To the Basic Latin resources quoted on pg. 15 fn. 34 add Liesner, Malte. 2012. Arbeitsbuch zur lateinischen historischen Phonologie. Wiesbaden: Reichert. This book will be a great complement to my book if you are teaching a class in the historical grammar of Latin and your students know German. It's got great problem sets and exercises and I'm sure that anybody who worked her/his way through this book would have a very solid knowledge of Latin phonology. Since U.S. students almost never know German, you might find it useful to translate some of the exercises for them.
Monday, April 2, 2012
On pg. 393 I discuss the evidence for an Old Latin 3rd sg. perf. ending -īt, but I didn't say anything about an interesting phenomenon in Classical Latin poetry which has recently been studied by Marina del Castillo Herrera.
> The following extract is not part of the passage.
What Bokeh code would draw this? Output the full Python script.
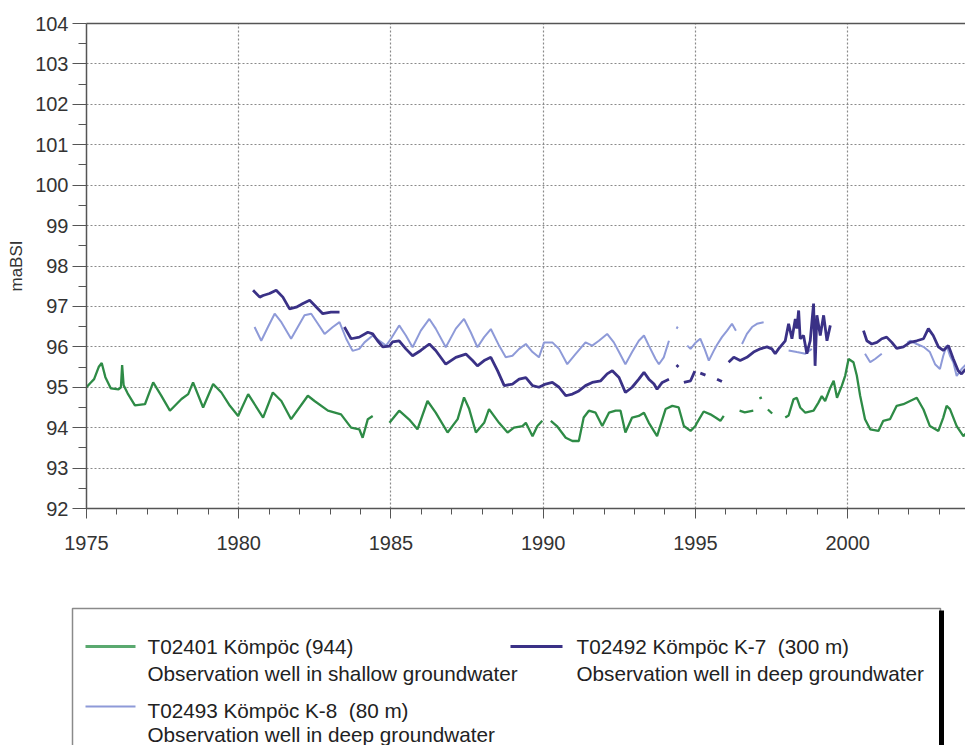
import math
from bokeh.plotting import figure
from bokeh.layouts import column
from bokeh.models import FixedTicker, Range1d, LinearAxis
from bokeh.embed import file_html
from bokeh.resources import INLINE
from bokeh.core.properties import value

# ---------------- data (year, level in maBSI) ----------------
green_segments = [
    [(1975.00, 95.00), (1975.12, 95.10), (1975.25, 95.20), (1975.40, 95.50), (1975.50, 95.60),
     (1975.62, 95.25), (1975.80, 94.97), (1976.05, 94.95), (1976.13, 95.00), (1976.17, 95.55),
     (1976.22, 95.05), (1976.35, 94.85), (1976.59, 94.55), (1976.92, 94.58), (1977.19, 95.12),
     (1977.45, 94.80), (1977.74, 94.42), (1978.12, 94.71), (1978.34, 94.83), (1978.50, 95.12),
     (1978.83, 94.50), (1979.16, 95.08), (1979.43, 94.87), (1979.71, 94.54), (1979.98, 94.29),
     (1980.31, 94.83), (1980.80, 94.25), (1981.12, 94.87), (1981.40, 94.66), (1981.72, 94.21),
     (1982.27, 94.79), (1982.49, 94.66), (1982.93, 94.42), (1983.36, 94.33), (1983.69, 94.00),
     (1983.96, 93.96), (1984.07, 93.75), (1984.24, 94.21), (1984.40, 94.29)],
    [(1984.95, 94.12), (1985.27, 94.42), (1985.60, 94.20), (1985.87, 93.96), (1986.20, 94.66),
     (1986.47, 94.37), (1986.86, 93.88), (1987.19, 94.21), (1987.40, 94.75), (1987.57, 94.46),
     (1987.79, 93.88), (1988.06, 94.12), (1988.22, 94.46), (1988.55, 94.12), (1988.83, 93.88),
     (1989.04, 94.00), (1989.32, 94.04), (1989.43, 94.12), (1989.65, 93.79), (1989.81, 94.04),
     (1989.97, 94.17)],
    [(1990.25, 94.17), (1990.45, 94.04), (1990.74, 93.75), (1990.96, 93.67), (1991.17, 93.67),
     (1991.33, 94.25), (1991.50, 94.42), (1991.72, 94.37), (1991.94, 94.04), (1992.16, 94.37),
     (1992.38, 94.42), (1992.54, 94.42), (1992.70, 93.88), (1992.92, 94.25), (1993.14, 94.29),
     (1993.31, 94.37), (1993.47, 94.12), (1993.74, 93.79), (1994.02, 94.46), (1994.24, 94.54),
     (1994.45, 94.50), (1994.62, 94.04), (1994.84, 93.92), (1995.00, 94.04), (1995.05, 94.12),
     (1995.27, 94.40), (1995.49, 94.33), (1995.66, 94.25), (1995.82, 94.17), (1995.93, 94.29)],
    [(1996.45, 94.42), (1996.62, 94.38), (1996.90, 94.42)],
    [(1997.10, 94.72), (1997.18, 94.75)],
    [(1997.38, 94.45), (1997.52, 94.35)],
    [(1997.95, 94.25), (1998.06, 94.30), (1998.22, 94.70), (1998.33, 94.74), (1998.44, 94.50),
     (1998.61, 94.37), (1998.88, 94.42), (1999.04, 94.62), (1999.15, 94.78), (1999.26, 94.66),
     (1999.43, 94.99), (1999.54, 95.16), (1999.65, 94.74), (1999.81, 95.04), (1999.92, 95.29),
     (2000.03, 95.70), (2000.19, 95.62), (2000.30, 95.29), (2000.41, 94.79), (2000.57, 94.21),
     (2000.74, 93.96), (2001.01, 93.92), (2001.17, 94.17), (2001.39, 94.21), (2001.61, 94.54),
     (2001.83, 94.58), (2002.05, 94.66), (2002.27, 94.74), (2002.49, 94.45), (2002.70, 94.04),
     (2002.98, 93.92), (2003.14, 94.25), (2003.25, 94.54), (2003.36, 94.46), (2003.58, 94.04),
     (2003.80, 93.79), (2003.87, 93.85)],
]

k7_segments = [
    [(1980.47, 97.40), (1980.69, 97.23), (1980.80, 97.27), (1981.01, 97.32), (1981.23, 97.40),
     (1981.45, 97.23), (1981.67, 96.94), (1981.89, 96.98), (1982.11, 97.07), (1982.33, 97.15),
     (1982.49, 97.03), (1982.76, 96.82), (1983.03, 96.86), (1983.31, 96.86)],
    [(1983.47, 96.49), (1983.69, 96.20), (1983.96, 96.24), (1984.24, 96.36), (1984.40, 96.32),
     (1984.56, 96.15), (1984.73, 96.00), (1984.95, 96.02), (1985.05, 96.12), (1985.27, 96.15),
     (1985.49, 95.95), (1985.71, 95.78), (1985.98, 95.91), (1986.26, 96.07), (1986.47, 95.91),
     (1986.80, 95.57), (1987.13, 95.74), (1987.46, 95.82), (1987.68, 95.66), (1987.84, 95.53),
     (1988.06, 95.66), (1988.28, 95.74), (1988.50, 95.41), (1988.72, 95.04), (1988.99, 95.08),
     (1989.21, 95.20), (1989.43, 95.24), (1989.65, 95.04), (1989.86, 95.00), (1990.08, 95.08),
     (1990.30, 95.12), (1990.52, 95.00), (1990.74, 94.79), (1990.96, 94.83), (1991.17, 94.91),
     (1991.39, 95.04), (1991.61, 95.12), (1991.89, 95.16), (1992.10, 95.33), (1992.27, 95.41),
     (1992.49, 95.24), (1992.70, 94.87), (1992.92, 95.00), (1993.14, 95.20), (1993.31, 95.37),
     (1993.47, 95.20), (1993.64, 95.08), (1993.74, 94.95), (1993.91, 95.12), (1994.13, 95.20)],
    [(1994.38, 95.50), (1994.44, 95.55)],
    [(1994.62, 95.12), (1994.84, 95.16), (1994.98, 95.40)],
    [(1995.16, 95.35), (1995.33, 95.30)],
    [(1995.71, 95.20), (1995.87, 95.14)],
    [(1996.09, 95.62), (1996.26, 95.74), (1996.47, 95.66), (1996.69, 95.74), (1996.91, 95.87),
     (1997.13, 95.95), (1997.35, 96.00), (1997.51, 95.95), (1997.62, 95.83), (1997.73, 95.95),
     (1997.95, 96.15), (1998.06, 96.57), (1998.17, 96.20), (1998.28, 96.69), (1998.33, 96.45),
     (1998.39, 96.90), (1998.44, 96.20), (1998.55, 96.28), (1998.66, 95.83), (1998.77, 96.15),
     (1998.88, 97.07), (1998.93, 95.53), (1998.99, 96.78), (1999.10, 96.28), (1999.21, 96.78),
     (1999.32, 96.15), (1999.43, 96.53)],
    [(2000.52, 96.40), (2000.63, 96.15), (2000.79, 96.07), (2000.96, 96.11), (2001.12, 96.20),
     (2001.28, 96.24), (2001.45, 96.11), (2001.61, 95.96), (2001.83, 96.00), (2002.05, 96.11),
     (2002.27, 96.15), (2002.49, 96.20), (2002.65, 96.45), (2002.81, 96.28), (2002.98, 96.00),
     (2003.14, 95.91), (2003.31, 96.03), (2003.47, 95.70), (2003.63, 95.41), (2003.74, 95.33),
     (2003.87, 95.45)],
]

k8_segments = [
    [(1980.52, 96.49), (1980.74, 96.15), (1980.96, 96.49), (1981.18, 96.82), (1981.40, 96.61),
     (1981.72, 96.20), (1981.94, 96.49), (1982.16, 96.78), (1982.38, 96.82), (1982.60, 96.57),
     (1982.82, 96.32), (1983.09, 96.49), (1983.31, 96.61), (1983.53, 96.20), (1983.74, 95.90),
     (1983.96, 95.95), (1984.13, 96.11), (1984.40, 96.28), (1984.62, 96.15), (1984.84, 96.03),
     (1985.00, 96.20), (1985.27, 96.53), (1985.49, 96.28), (1985.71, 95.99), (1985.98, 96.40),
     (1986.26, 96.69), (1986.47, 96.45), (1986.80, 95.99), (1987.13, 96.45), (1987.40, 96.69),
     (1987.62, 96.36), (1987.84, 95.99), (1988.06, 96.24), (1988.28, 96.44), (1988.55, 96.03),
     (1988.77, 95.74), (1988.99, 95.78), (1989.21, 95.95), (1989.43, 96.07), (1989.65, 95.87),
     (1989.86, 95.74), (1990.03, 96.11), (1990.30, 96.11), (1990.52, 95.95), (1990.79, 95.57),
     (1991.06, 95.82), (1991.39, 96.11), (1991.61, 96.03), (1991.83, 96.15), (1992.10, 96.32),
     (1992.32, 96.11), (1992.49, 95.87), (1992.70, 95.57), (1992.92, 95.87), (1993.14, 96.15),
     (1993.31, 96.28), (1993.47, 96.03), (1993.69, 95.70), (1993.80, 95.57), (1993.96, 95.74),
     (1994.13, 96.15)],
    [(1994.38, 96.45), (1994.42, 96.50)],
    [(1994.73, 96.03), (1994.84, 95.95), (1995.00, 96.10), (1995.16, 96.20), (1995.30, 95.95),
     (1995.44, 95.66), (1995.60, 95.90), (1995.71, 96.05), (1995.87, 96.24), (1996.04, 96.40),
     (1996.20, 96.57), (1996.33, 96.40)],
    [(1996.53, 96.07), (1996.69, 96.32), (1996.86, 96.49), (1997.02, 96.57), (1997.24, 96.61)],
    [(1998.06, 95.91), (1998.33, 95.87), (1998.61, 95.83), (1998.82, 95.95)],
    [(2000.57, 95.83), (2000.74, 95.62), (2000.90, 95.70), (2001.12, 95.83)],
    [(2001.95, 96.10), (2002.05, 96.15), (2002.27, 96.07), (2002.49, 96.00), (2002.70, 95.87),
     (2002.87, 95.57), (2003.03, 95.45), (2003.14, 95.78), (2003.25, 96.03), (2003.36, 95.78),
     (2003.47, 95.62), (2003.58, 95.28), (2003.74, 95.45), (2003.87, 95.55)],
]

year_ticks = [1975, 1980, 1985, 1990, 1995, 2000]
year_minor = list(range(1975, 2004))
level_ticks = list(range(92, 105))
level_minor = [92.5 + i for i in range(12)]

legend_titles = ["T02401 Kömpöc (944)", "T02493 Kömpöc K-8 \u00a0(80 m)", "T02492 Kömpöc K-7 \u00a0(300 m)"]
legend_notes = ["Observation well in shallow groundwater", "Observation well in deep groundwater",
                "Observation well in deep groundwater"]

GREEN = "#2e8b46"
DARK = "#3a3186"
LIGHT = "#8e9ad8"
FONT = "Liberation Sans"


def flatten(segs):
    xs, ys = [], []
    for i, s in enumerate(segs):
        if i > 0:
            xs.append(math.nan)
            ys.append(math.nan)
        for x, y in s:
            xs.append(x)
            ys.append(y)
    return xs, ys


# ---------------- main chart ----------------
p = figure(width=965, height=560, x_range=Range1d(1975, 2003.87), y_range=Range1d(92, 104),
           output_backend="svg", toolbar_location=None,
           min_border_left=86, min_border_right=0, min_border_top=23, min_border_bottom=52)
p.outline_line_color = None
p.background_fill_color = "white"
p.border_fill_color = "white"

for ax in (p.xaxis[0], p.yaxis[0]):
    ax.axis_line_color = "#555555"
    ax.axis_line_width = 1.5
    ax.major_tick_line_color = "#555555"
    ax.minor_tick_line_color = "#555555"
    ax.major_tick_in = 0
    ax.minor_tick_in = 0
    ax.major_label_text_font = FONT
    ax.major_label_text_font_size = "20px"
    ax.major_label_text_color = "#333333"

p.xaxis.ticker = FixedTicker(ticks=year_ticks, minor_ticks=year_minor)
p.xaxis.major_tick_out = 10
p.xaxis.minor_tick_out = 6
p.xaxis.major_label_standoff = 17

p.yaxis.ticker = FixedTicker(ticks=level_ticks, minor_ticks=level_minor)
p.yaxis.major_tick_out = 14
p.yaxis.minor_tick_out = 8
p.yaxis.major_label_standoff = 4
p.yaxis.axis_label = "maBSI"
p.yaxis.axis_label_text_font = FONT
p.yaxis.axis_label_text_font_style = "normal"
p.yaxis.axis_label_text_font_size = "17px"
p.yaxis.axis_label_text_color = "#333333"
p.yaxis.axis_label_standoff = 6

top = LinearAxis(ticker=FixedTicker(ticks=[]), major_label_text_font_size="0px",
                 major_tick_line_color=None, minor_tick_line_color=None,
                 axis_line_color="#555555", axis_line_width=1.5, major_label_standoff=0)
p.add_layout(top, "above")

p.xgrid.ticker = FixedTicker(ticks=year_ticks[1:])
p.ygrid.ticker = FixedTicker(ticks=level_ticks[1:-1])
for g in (p.xgrid[0], p.ygrid[0]):
    g.grid_line_color = "#8a8a8a"
    g.grid_line_dash = "2 2"
    g.grid_line_width = 1.2

gx, gy = flatten(green_segments)
k8x, k8y = flatten(k8_segments)
k7x, k7y = flatten(k7_segments)
p.line(gx, gy, line_color=GREEN, line_width=2.3)
p.line(k8x, k8y, line_color=LIGHT, line_width=2.0)
p.line(k7x, k7y, line_color=DARK, line_width=2.8)

# ---------------- legend panel (screen-pixel coordinates) ----------------
# the column aligns this panel's frame with the chart frame (starting at x=86);
# the legend renderers use the "annotation" level so they are not clipped to it
lg = figure(width=965, height=185, x_range=Range1d(86, 965), y_range=Range1d(185, 0),
            output_backend="svg", toolbar_location=None,
            min_border_left=86, min_border_right=0, min_border_top=0, min_border_bottom=0)
lg.axis.visible = False
lg.grid.visible = False
lg.outline_line_color = None

lg.quad(left=[72], right=[940], top=[48], bottom=[200], fill_color="white",
        line_color="#8a8a8a", line_width=1.5, level="annotation")
lg.segment(x0=[941], y0=[50], x1=[941], y1=[200], line_color="black", line_width=5,
           level="annotation")

lg.segment(x0=[85, 85, 510], y0=[86, 146, 86], x1=[135, 135, 562], y1=[86, 146, 86],
           line_color=["#5aa96f", LIGHT, DARK], line_width=[3, 2, 3], level="annotation")

lg.text(x=[147, 147, 576], y=[86, 150, 86], text=legend_titles,
        text_font=value(FONT), text_font_size="20.7px", text_baseline="middle", text_color="#222222",
        level="annotation")
lg.text(x=[147, 147, 576], y=[113, 174, 113], text=legend_notes,
        text_font=value(FONT), text_font_size="20.7px", text_baseline="middle", text_color="#222222",
        level="annotation")

layout = column(p, lg, spacing=0)
open("out.html", "w").write(file_html(layout, INLINE))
In Ovid there are 42 examples of 3rd sg. perfects ending in -iit before a vowel which scan as -iīt and no examples of the prevocalic scansion -iĭt. This contrasts with the treatment in Vergil where 20 examples of -iĭt and one (maybe two) of the scansion -iīt (Alcides subiit, haec illum regia cepit Aen. 8.363). The probable explanation is that the one example in Vergil is a metrical lengthening on the Ennian and Homeric model whereas Ovid's usage suggest a real (i.e. not metrically lengthened) long vowel. The probable explanation for Ovid's -iīt is that -iit contracted to -īt, a form attested already in Plautus, and that -iīt is a conflation of the contracted and uncontracted forms.
See del Castillo Herrera, Marina. 2009. "Las formas de perfecto de indicativo en -iit." Cuad. Fil. Clás. Estud. Lat. 29.2:5-20.